◆ **Data supplied**:

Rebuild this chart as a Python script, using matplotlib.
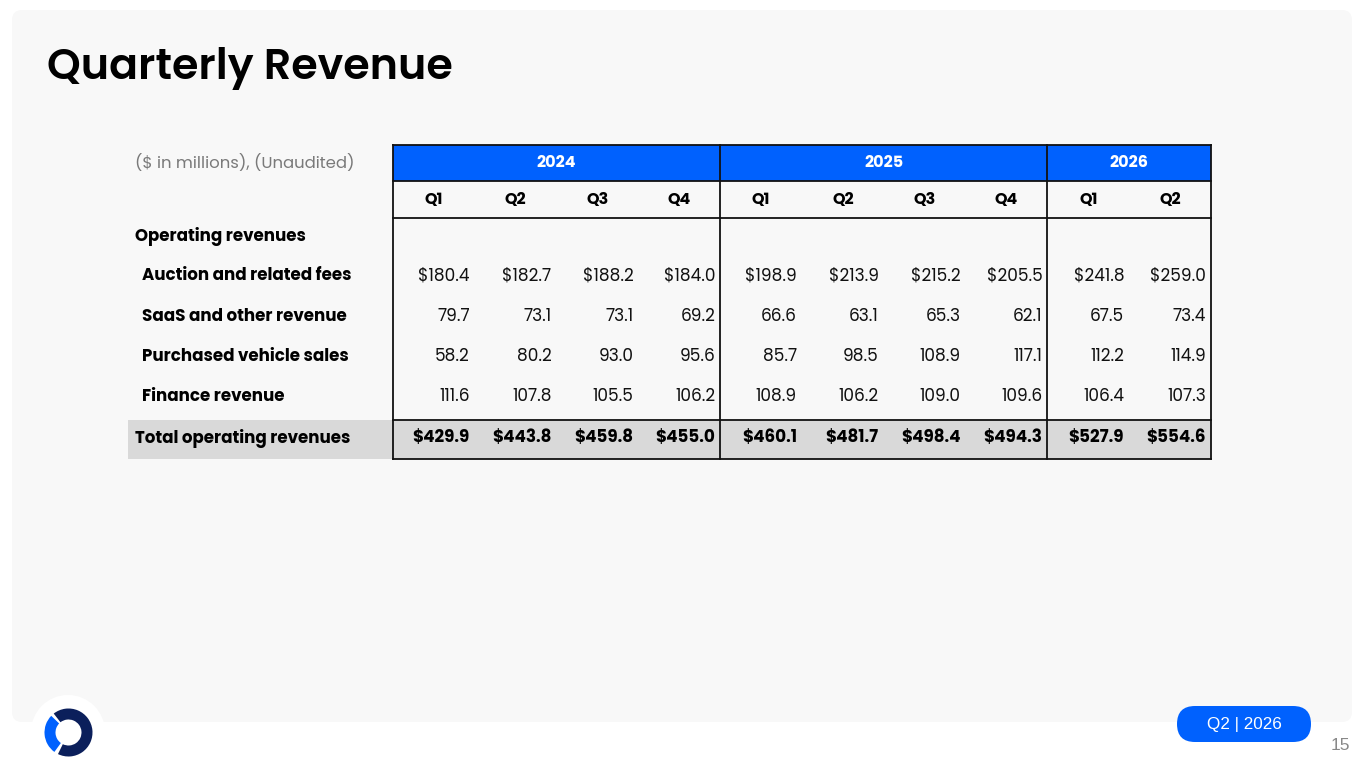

---

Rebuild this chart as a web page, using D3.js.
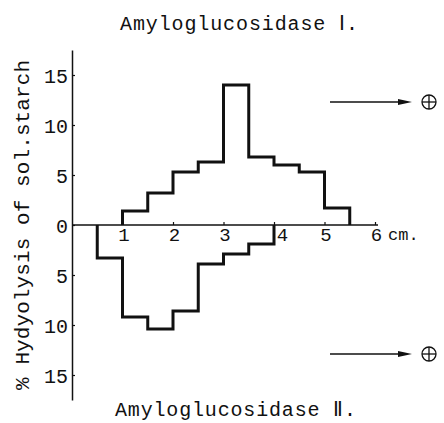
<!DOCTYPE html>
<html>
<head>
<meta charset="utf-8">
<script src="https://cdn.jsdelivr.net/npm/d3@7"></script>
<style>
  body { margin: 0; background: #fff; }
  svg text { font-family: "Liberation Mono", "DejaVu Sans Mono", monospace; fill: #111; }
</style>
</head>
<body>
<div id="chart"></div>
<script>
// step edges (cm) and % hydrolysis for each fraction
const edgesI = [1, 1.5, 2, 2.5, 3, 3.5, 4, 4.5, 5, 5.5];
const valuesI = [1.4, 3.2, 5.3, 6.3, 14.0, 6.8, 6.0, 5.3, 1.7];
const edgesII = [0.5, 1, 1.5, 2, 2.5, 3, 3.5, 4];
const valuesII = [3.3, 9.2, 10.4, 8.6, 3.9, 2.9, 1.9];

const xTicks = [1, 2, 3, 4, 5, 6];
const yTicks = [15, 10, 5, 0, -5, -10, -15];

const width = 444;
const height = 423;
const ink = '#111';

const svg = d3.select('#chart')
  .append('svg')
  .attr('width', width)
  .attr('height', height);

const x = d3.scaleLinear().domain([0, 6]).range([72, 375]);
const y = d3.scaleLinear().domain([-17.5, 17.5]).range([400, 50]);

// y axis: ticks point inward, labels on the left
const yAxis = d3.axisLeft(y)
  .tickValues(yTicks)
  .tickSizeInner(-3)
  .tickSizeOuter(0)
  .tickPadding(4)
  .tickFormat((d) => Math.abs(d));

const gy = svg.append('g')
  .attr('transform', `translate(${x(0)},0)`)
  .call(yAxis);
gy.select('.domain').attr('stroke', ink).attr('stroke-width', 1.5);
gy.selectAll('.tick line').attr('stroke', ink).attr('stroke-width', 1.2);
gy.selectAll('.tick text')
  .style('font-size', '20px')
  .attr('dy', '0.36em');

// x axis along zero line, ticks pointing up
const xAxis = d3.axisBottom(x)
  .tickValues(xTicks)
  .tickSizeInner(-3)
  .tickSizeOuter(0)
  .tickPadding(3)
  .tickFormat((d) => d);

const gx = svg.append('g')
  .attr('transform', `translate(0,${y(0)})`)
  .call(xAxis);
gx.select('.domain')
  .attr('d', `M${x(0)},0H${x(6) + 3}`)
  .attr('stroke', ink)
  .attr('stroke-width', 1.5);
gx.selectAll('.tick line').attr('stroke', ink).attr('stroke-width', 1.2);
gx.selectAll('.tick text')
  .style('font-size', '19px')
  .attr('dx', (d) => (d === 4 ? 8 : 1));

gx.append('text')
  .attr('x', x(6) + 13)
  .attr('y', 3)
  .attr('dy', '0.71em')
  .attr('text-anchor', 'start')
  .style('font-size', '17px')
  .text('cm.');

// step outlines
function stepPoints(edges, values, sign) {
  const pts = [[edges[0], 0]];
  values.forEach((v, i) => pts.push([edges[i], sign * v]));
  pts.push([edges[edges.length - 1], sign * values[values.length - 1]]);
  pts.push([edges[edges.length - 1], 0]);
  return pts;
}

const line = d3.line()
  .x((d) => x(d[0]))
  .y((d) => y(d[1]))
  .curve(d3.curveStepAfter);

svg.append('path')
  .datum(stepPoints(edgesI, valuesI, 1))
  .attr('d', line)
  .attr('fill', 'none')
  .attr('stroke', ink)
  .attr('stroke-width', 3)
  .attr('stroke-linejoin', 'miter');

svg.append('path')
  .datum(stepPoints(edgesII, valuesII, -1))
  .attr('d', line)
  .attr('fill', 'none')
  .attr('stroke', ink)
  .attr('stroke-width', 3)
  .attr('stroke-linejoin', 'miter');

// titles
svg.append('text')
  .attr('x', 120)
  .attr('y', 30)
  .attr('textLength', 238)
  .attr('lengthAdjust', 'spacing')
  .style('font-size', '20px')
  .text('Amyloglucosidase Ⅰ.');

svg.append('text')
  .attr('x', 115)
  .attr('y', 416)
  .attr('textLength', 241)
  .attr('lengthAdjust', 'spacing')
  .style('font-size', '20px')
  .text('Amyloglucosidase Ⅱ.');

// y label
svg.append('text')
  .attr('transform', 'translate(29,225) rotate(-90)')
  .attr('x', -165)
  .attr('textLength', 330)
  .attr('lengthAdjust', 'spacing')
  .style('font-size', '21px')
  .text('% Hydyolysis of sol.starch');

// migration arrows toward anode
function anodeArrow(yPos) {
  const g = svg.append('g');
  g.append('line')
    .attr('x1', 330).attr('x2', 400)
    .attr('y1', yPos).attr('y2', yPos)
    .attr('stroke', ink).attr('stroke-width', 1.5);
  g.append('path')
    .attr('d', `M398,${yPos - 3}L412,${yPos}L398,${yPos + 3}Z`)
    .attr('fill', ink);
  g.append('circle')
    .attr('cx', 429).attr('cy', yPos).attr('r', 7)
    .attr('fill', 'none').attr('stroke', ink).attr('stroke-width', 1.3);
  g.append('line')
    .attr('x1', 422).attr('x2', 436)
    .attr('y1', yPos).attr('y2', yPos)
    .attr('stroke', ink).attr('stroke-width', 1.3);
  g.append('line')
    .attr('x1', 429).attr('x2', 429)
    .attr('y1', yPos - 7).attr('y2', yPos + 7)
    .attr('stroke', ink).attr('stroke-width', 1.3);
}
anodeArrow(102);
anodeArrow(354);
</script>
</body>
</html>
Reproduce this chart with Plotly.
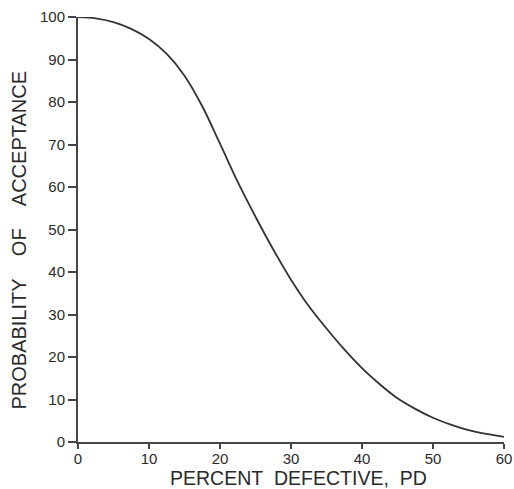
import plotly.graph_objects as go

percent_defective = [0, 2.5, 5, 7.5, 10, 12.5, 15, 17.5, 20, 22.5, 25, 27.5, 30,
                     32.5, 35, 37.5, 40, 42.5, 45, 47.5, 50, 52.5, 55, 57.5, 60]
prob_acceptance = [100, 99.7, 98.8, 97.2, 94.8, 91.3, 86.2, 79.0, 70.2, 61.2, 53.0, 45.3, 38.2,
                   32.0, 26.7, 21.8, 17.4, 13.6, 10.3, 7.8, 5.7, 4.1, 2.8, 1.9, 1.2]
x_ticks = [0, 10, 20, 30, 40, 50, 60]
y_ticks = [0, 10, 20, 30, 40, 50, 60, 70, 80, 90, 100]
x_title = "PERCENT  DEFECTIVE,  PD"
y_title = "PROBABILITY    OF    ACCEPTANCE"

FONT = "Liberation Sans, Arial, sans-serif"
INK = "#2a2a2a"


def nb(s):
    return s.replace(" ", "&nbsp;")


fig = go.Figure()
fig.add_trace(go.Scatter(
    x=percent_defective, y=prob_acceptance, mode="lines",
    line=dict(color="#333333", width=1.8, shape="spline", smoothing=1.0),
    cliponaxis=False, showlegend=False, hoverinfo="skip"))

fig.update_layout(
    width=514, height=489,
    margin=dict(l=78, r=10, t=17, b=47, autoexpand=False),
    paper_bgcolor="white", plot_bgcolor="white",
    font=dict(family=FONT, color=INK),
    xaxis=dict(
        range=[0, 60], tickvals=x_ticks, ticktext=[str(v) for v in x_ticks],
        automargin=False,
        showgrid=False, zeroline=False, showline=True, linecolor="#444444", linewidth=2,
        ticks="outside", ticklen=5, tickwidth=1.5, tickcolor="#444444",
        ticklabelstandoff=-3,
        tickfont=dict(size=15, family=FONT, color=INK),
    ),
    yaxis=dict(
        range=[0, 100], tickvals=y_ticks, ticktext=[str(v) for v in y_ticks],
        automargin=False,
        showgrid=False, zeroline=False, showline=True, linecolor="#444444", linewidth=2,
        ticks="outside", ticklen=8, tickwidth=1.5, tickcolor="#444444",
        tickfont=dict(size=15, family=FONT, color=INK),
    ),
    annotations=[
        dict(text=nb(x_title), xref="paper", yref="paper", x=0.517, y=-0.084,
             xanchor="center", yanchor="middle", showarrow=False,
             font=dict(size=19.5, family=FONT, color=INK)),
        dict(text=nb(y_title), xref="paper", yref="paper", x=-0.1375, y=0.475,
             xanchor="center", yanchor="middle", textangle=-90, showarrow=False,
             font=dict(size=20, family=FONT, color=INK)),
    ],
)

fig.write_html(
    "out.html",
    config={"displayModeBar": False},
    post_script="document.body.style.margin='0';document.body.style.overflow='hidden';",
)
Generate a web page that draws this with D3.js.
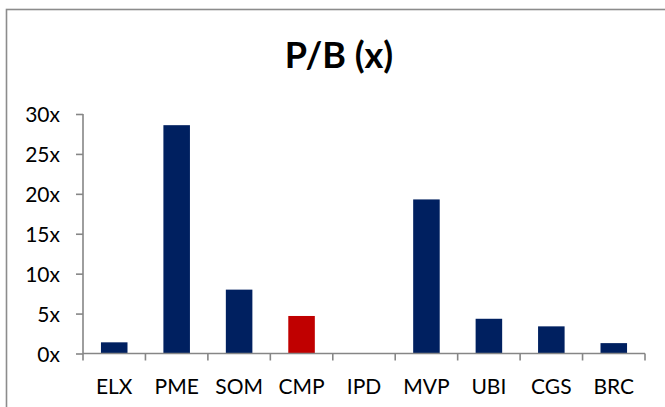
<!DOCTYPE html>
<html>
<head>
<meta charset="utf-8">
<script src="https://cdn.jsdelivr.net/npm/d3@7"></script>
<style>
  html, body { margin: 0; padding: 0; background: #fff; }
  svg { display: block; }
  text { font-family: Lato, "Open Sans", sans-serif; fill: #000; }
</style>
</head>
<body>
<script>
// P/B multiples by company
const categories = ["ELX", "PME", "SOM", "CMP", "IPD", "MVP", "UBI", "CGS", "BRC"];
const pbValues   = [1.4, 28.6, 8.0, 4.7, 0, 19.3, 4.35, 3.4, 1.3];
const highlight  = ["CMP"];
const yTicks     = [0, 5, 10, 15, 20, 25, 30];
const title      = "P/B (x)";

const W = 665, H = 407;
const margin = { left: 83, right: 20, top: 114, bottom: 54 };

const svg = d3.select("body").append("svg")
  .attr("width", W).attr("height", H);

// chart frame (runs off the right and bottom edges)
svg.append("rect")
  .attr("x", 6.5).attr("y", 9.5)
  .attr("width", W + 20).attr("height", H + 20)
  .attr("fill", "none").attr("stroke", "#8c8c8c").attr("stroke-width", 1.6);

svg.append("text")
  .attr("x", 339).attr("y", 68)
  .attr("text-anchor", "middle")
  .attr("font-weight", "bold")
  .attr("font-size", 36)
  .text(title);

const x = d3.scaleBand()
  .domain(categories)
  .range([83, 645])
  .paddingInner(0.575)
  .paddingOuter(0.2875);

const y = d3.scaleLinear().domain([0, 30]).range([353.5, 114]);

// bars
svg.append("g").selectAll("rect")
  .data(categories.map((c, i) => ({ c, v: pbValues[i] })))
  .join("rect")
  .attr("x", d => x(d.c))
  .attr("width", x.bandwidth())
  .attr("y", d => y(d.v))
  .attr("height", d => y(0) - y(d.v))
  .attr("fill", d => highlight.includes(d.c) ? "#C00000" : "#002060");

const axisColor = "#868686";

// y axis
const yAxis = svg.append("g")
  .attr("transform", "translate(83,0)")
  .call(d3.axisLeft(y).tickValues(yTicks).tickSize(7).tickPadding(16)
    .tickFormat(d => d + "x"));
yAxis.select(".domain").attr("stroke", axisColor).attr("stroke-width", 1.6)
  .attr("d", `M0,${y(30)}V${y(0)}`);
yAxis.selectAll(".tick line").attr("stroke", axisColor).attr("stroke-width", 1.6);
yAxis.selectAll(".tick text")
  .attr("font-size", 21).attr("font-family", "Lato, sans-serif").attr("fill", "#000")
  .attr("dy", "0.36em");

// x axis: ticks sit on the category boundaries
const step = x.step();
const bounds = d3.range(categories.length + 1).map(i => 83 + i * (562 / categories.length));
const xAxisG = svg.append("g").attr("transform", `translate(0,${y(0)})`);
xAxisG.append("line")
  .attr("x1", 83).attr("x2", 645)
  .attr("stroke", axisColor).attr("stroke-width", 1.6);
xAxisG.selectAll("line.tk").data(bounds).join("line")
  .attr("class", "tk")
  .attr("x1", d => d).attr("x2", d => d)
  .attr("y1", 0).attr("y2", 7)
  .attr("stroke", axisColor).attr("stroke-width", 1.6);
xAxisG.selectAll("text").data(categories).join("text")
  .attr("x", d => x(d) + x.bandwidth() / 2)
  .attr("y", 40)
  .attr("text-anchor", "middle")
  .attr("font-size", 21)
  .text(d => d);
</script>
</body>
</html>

◆ **Goal**: Leave the pictures out, and transcribe exactly the lines above starting at the one that contains "Reproduce this chart with Plotly." and ending at the one that contains "import plotly.graph_objects as go".

◆ **The answer**:
Reproduce this chart with Plotly.
import plotly.graph_objects as go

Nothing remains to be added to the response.